Damning evidence that the government knew robo-debt was illegal
Damning emails have revealed that the Morrison government knew that the controversial robo-debt scheme was illegal and that the debts were not lawful.
Opposition leader Anthony Albanese has accused the government of breaking the law and Greens senator Rachel Siewert has demanded the government come clean on how long it has known its debt-recovery scheme was unlawful.
Confidential emails between tax office officials were provided to a Senate committee on Thursday, revealing that the Department of Social Service had received legal advice that thousands of debts raised were “not lawful debts”.
It’s unclear as to how long ago the legal advice was received.

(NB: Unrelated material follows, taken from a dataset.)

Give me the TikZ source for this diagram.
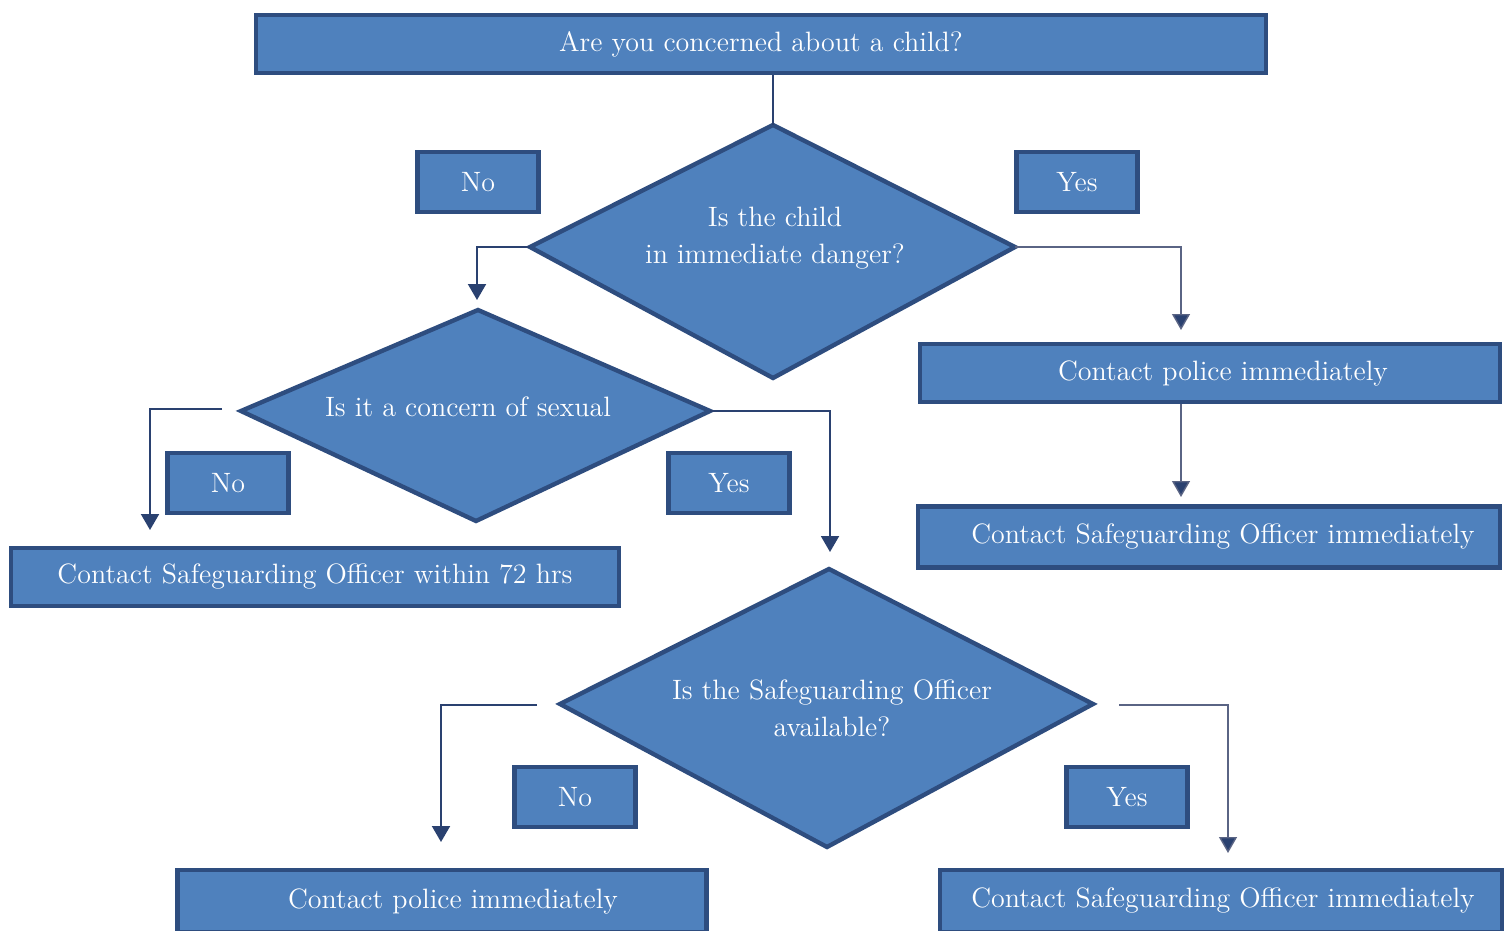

The email from the Australian Taxation Office’s general counsel, Jonathan Todd, was dated 19 November 2019, and sent to ATO commissioner, Chris Jordan marked ‘Sensitive: Legal’.
“In further discussion with the DSS, it appears that what you need to raise is: they have advised you that they have received legal advice that debts based solely upon DSS own income averaging of ATO annual tax data are not lawful debts (‘robo-debts’),” read the email.
“They have also suspended the raising and recovery of robo-debts as of today.”
A week later the government settled a court challenge brought by Victoria Legal Aid over a robo-debt, rather than allow it to proceed to court.
Evidence in regards to the Gov's knowledge of the illegality of the #robodebt scheme has been released by the Community Affairs References committee today.— Rachel Siewert (@SenatorSiewert) February 6, 2020
They must come clean on how long they knew robodebt was illegal. https://t.co/N90fnAbpOK#Auspol pic.twitter.com/v8t23ywZik
The Prime Minister was asked in Parliament on Thursday: “Does the Prime Minister regret administering an illegal robo-debt scheme?”
Mr Morrison handballed his opportunity to respond to Human Services Minister Stuart Robert, who claimed the changes were in response to community feedback.
“These changes are designed to make the program more robust by requiring additional evidence,” said Mr Robert.
“This means we’ll no longer raise a debt where the only information we’re relying on is the averaging of ATO. For those debts raised to date, the statement was made that services Australia will be carefully and methodically working to identify those customers.”
Greens senator Rachel Siewert said the government must now reveal how long it knew robo-debt was illegal.
“People in our community have been traumatised and harassed for years and years, many have large debts they don’t owe and are being forced to pay with interest and they want and deserve answers,” said Senator Siewert.